Era um campeão mundial, oras. E, por mais que o jogo tenha mudado drasticamente em aspectos físicos, não dá para falar em “conceitos ultrapassados” neste esporte – grandes defesas e grandes ataques já existiram lá atrás. Os conceitos simplesmente são reciclados, reinventados, um instigando o outro. Em essência, o jogo é um só, com objetivos primários, em torno dos quais as diferentes cabeças vão moldar propostas, estratégias e aí, sim, se perder em pormenores essenciais para a vitória. Num cenário particular como o brasileiro, Mortari teve seus acertos e erros, não chegou exatamente a se distinguir, mas esteve longe de ser um fracasso, como tantos esperavam. Agora, de volta a um cargo administrativo, abre espaço para Marcel.
Depois de (quase) dois anos de exílio, ele retorna em uma situação que está próxima da ideal, num clube de ponta e com o qual já está familiarizado, tendo trabalhado por lá no final dos anos 90, contribuindo na transição de Guilherme Giovannoni, Marcio Cipriano e outros. A realidade do Pinheiros, em termos competitivos, porém, era outra.
Desde então, fez um belo trabalho com o São Bernardo, coordenou projetos em Jundiaí e Barueri, mas nunca teve a oportunidade de dirigir um time do NBB, por exemplo. Ele não apenas fará sua estreia no renovado campeonato nacional, como assumirá um time cheio de ambições – e com mais jovens extremamente talentosos para ajudar a lapidar.

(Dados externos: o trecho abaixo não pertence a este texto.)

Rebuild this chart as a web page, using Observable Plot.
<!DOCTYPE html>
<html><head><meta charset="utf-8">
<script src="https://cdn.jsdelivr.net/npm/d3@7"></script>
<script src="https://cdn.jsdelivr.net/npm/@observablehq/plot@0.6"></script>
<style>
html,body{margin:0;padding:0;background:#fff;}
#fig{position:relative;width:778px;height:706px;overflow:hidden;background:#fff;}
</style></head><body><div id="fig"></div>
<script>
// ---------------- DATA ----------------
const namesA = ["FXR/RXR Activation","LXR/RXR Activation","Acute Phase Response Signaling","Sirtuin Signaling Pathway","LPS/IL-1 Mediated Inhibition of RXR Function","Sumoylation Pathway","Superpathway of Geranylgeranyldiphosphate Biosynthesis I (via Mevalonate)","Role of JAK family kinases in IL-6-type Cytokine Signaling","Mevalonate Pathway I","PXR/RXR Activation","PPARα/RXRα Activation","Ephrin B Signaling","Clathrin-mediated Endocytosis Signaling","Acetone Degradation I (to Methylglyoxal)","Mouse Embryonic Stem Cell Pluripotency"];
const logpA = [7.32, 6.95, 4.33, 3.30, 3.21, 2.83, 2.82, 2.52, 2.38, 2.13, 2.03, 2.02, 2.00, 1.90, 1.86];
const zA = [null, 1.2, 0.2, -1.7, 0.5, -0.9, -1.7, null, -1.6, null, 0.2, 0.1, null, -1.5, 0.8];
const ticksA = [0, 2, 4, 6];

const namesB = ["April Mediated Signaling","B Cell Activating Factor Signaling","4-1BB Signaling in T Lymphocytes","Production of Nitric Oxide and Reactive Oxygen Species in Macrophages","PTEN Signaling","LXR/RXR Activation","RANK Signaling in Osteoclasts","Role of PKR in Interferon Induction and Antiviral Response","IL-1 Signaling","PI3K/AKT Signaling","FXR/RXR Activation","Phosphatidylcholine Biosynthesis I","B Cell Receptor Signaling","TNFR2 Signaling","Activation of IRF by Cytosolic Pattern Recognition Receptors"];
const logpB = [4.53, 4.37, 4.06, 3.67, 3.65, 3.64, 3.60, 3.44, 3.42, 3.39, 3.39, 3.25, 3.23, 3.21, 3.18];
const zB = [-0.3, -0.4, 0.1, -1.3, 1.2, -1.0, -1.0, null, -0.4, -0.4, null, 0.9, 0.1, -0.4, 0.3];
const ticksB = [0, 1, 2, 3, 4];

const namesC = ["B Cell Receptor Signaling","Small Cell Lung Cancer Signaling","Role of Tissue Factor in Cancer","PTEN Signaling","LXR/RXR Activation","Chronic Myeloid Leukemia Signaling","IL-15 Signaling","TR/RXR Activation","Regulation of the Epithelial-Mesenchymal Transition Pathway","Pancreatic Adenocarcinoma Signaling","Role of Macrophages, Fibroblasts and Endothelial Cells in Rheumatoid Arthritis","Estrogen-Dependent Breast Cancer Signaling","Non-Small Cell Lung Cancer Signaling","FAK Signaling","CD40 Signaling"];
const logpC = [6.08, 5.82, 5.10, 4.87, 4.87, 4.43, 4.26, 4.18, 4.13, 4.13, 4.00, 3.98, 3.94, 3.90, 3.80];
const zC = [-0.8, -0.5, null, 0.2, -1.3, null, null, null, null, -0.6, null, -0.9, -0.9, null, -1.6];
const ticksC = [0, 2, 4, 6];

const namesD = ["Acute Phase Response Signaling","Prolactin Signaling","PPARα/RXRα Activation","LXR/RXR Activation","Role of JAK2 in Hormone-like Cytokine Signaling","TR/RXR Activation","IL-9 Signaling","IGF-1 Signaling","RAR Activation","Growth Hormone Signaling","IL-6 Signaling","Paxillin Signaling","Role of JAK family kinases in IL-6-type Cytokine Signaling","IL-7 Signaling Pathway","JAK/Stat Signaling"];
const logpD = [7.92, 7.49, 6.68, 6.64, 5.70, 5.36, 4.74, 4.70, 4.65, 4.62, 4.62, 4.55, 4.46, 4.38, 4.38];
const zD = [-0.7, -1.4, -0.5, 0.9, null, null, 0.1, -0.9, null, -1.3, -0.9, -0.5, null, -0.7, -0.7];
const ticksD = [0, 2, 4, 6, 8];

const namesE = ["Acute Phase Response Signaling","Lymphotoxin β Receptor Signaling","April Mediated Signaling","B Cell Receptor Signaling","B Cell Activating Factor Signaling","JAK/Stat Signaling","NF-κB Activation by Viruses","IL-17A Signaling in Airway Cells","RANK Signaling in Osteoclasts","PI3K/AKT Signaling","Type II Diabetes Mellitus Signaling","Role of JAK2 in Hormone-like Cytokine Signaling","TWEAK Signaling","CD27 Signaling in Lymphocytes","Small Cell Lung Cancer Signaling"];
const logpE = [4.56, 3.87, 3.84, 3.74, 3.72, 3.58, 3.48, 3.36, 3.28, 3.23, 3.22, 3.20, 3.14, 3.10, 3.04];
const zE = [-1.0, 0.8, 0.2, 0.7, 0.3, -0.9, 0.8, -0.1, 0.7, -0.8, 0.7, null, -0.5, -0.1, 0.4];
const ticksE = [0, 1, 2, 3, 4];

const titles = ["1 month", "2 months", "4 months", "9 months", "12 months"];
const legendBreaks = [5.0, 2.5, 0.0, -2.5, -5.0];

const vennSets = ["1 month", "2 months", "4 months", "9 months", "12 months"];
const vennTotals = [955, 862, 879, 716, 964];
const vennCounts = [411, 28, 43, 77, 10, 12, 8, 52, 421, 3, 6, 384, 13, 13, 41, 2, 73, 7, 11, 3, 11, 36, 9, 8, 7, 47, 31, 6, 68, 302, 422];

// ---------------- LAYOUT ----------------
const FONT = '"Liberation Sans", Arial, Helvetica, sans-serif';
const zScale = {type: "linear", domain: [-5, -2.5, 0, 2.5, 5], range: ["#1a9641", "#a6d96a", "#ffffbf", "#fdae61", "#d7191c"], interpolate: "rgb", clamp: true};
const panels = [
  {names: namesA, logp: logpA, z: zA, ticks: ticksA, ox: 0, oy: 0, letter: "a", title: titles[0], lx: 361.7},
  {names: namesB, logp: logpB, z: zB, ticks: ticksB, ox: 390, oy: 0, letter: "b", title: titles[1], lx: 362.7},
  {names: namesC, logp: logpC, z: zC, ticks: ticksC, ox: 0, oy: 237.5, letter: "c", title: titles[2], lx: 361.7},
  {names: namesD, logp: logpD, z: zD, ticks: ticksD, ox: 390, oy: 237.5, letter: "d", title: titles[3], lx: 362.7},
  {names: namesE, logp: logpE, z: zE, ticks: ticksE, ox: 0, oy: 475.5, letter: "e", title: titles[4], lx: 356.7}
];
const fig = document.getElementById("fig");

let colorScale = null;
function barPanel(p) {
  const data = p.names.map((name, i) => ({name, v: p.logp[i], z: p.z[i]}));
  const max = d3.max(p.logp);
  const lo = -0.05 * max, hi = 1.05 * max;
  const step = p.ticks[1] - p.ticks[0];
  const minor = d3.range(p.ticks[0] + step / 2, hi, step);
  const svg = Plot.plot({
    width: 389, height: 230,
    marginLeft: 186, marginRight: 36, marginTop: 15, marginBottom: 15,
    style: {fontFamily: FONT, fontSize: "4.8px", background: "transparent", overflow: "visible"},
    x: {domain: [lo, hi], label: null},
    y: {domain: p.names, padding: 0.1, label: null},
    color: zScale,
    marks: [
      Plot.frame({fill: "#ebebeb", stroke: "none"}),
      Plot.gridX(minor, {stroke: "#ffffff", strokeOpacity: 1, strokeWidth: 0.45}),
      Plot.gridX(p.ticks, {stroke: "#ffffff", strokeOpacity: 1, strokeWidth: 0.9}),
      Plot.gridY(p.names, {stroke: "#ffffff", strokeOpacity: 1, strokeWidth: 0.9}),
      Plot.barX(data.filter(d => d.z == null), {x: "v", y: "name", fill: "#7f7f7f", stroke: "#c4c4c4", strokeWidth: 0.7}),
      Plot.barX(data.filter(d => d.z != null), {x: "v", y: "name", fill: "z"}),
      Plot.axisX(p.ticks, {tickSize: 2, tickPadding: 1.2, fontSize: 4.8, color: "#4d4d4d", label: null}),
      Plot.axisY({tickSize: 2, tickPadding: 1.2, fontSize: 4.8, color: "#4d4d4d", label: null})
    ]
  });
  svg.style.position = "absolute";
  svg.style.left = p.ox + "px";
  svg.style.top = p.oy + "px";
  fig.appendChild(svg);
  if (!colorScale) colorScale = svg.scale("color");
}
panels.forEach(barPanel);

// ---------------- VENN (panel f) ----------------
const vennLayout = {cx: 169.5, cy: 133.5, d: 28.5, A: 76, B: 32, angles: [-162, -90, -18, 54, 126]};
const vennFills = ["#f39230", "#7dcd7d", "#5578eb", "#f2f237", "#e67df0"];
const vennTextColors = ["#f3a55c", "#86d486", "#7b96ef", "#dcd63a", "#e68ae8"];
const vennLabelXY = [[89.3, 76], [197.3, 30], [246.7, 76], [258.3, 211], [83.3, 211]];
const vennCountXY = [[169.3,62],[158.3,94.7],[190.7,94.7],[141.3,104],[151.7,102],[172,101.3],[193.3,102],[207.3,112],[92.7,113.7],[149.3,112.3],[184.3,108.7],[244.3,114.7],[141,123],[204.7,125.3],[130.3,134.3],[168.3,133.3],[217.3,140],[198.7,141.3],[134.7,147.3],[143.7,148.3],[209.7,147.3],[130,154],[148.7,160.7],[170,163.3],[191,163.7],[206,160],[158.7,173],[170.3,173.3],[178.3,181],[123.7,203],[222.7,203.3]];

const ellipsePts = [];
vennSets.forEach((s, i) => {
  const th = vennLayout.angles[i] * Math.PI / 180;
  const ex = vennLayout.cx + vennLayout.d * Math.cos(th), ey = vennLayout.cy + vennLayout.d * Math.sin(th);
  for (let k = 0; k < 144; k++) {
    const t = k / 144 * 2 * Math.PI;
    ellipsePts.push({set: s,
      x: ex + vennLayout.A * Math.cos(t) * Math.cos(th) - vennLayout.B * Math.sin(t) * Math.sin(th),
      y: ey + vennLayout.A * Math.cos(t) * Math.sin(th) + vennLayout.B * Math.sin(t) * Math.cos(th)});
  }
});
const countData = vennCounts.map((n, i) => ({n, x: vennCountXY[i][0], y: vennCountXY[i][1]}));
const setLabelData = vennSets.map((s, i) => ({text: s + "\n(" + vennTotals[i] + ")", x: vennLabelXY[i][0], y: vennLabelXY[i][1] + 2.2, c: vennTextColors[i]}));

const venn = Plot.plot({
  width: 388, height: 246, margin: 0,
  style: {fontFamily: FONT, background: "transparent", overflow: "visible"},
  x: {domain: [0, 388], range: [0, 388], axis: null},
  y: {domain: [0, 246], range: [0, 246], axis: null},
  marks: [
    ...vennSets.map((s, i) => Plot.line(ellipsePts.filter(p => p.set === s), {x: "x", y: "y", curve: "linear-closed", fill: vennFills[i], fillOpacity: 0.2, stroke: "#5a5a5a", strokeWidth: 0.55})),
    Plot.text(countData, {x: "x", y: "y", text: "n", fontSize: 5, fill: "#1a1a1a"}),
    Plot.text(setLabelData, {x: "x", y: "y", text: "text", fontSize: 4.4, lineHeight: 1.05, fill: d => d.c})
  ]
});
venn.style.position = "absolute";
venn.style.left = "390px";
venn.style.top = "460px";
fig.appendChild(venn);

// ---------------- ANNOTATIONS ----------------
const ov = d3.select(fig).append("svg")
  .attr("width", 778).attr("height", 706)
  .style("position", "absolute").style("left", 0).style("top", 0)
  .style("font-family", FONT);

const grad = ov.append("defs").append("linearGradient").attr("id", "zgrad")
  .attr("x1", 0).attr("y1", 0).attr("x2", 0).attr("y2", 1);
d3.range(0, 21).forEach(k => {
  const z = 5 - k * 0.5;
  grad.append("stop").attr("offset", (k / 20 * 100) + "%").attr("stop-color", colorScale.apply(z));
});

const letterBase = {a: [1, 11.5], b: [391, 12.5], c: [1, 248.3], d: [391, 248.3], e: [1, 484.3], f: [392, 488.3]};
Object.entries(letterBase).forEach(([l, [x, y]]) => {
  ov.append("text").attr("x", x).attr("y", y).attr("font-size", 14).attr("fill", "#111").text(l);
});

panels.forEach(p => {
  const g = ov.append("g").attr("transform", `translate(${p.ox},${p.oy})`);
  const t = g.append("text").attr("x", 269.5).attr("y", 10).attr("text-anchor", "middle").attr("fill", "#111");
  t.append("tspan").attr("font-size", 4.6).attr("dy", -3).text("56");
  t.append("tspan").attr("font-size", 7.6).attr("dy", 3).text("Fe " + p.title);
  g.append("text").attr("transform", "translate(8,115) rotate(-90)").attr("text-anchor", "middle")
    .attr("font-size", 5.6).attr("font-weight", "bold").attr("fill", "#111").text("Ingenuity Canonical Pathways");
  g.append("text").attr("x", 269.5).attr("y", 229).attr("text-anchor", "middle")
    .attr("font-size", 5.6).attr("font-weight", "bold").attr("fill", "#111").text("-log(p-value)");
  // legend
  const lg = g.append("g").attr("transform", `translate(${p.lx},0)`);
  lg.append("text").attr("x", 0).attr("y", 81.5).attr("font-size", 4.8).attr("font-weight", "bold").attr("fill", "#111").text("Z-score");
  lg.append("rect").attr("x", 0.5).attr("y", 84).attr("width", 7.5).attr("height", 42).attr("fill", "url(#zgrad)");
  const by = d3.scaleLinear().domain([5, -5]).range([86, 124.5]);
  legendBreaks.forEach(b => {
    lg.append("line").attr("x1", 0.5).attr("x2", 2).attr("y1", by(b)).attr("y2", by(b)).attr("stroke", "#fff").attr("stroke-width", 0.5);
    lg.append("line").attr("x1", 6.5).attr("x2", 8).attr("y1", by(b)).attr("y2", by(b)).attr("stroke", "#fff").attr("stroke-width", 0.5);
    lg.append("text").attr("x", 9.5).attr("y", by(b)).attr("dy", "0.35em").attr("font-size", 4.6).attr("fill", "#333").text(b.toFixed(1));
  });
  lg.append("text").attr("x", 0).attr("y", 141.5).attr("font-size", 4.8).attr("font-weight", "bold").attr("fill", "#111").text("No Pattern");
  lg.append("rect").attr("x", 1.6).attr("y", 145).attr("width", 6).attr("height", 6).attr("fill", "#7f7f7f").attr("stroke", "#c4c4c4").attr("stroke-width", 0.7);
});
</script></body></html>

É difícil entender o isolamento de um dos grandes ídolos de sua geração, mas é fácil explicar. Embora não seja afeito ao corporativismo vigente, o (ex-?) doutor ao mesmo tempo simplesmente ama o jogo – daí que o anúncio de sua despedida em 2012 já soava um tanto duvidoso… É difícil largar a coisa, mesmo que frustrações, correria ou atropelos da vida possam empurrar nessa direção. Para quem não estava acompanhando, o craque já havia tornado a escrever Todas as Cestas(-feiras) sobre o jogo, com pauta diversificada e rica. Sem necessariamente apontar alvos, vai dar seus pitacos – e até mesmo gravar e jogar na internet um funk –, e, na vidinha pacata e arraigada do basquete brasileiro, isso não pega lá muito bem, tal como acontece com Paulo Murilo no Basquete Brasil.
Há muita gente por aí que simplesmente tem dificuldade de entender que um indivíduo possa exercer o direito de pensar por conta própria e expor aquilo que sente ou pondera sobre atos aparentemente banais como atirar uma bola ao cesto – além, claro, claro, dos muitos detalhes que precedem o chuá ou um airball. O diretor João Fernando Rossi, do Pinheiros, pelo visto, não se importa com isso. Leitor do articulista do Databasket e alguém que sabe valorizar a história da modalidade, enxergando possibilidades além do que o mercado rotineiro oferece, teve uma boa sacada.
É sempre muito cuidado com a rotina, pois ela realmente pode te engolir. Não dá para ser abelhudo a ponto de questionar a paixão de Marcel por clinicar, mas o certo é que o certificado do CRM estará sempre ao alcance. Ao menos ele agora poderá mudar de ares um pouco, o que sempre faz bem. A expectativa fica para ver o quanto ele pode alterar, agora com os devidos recursos, o que vemos em quadra e há tempos pede uma chacoalhada.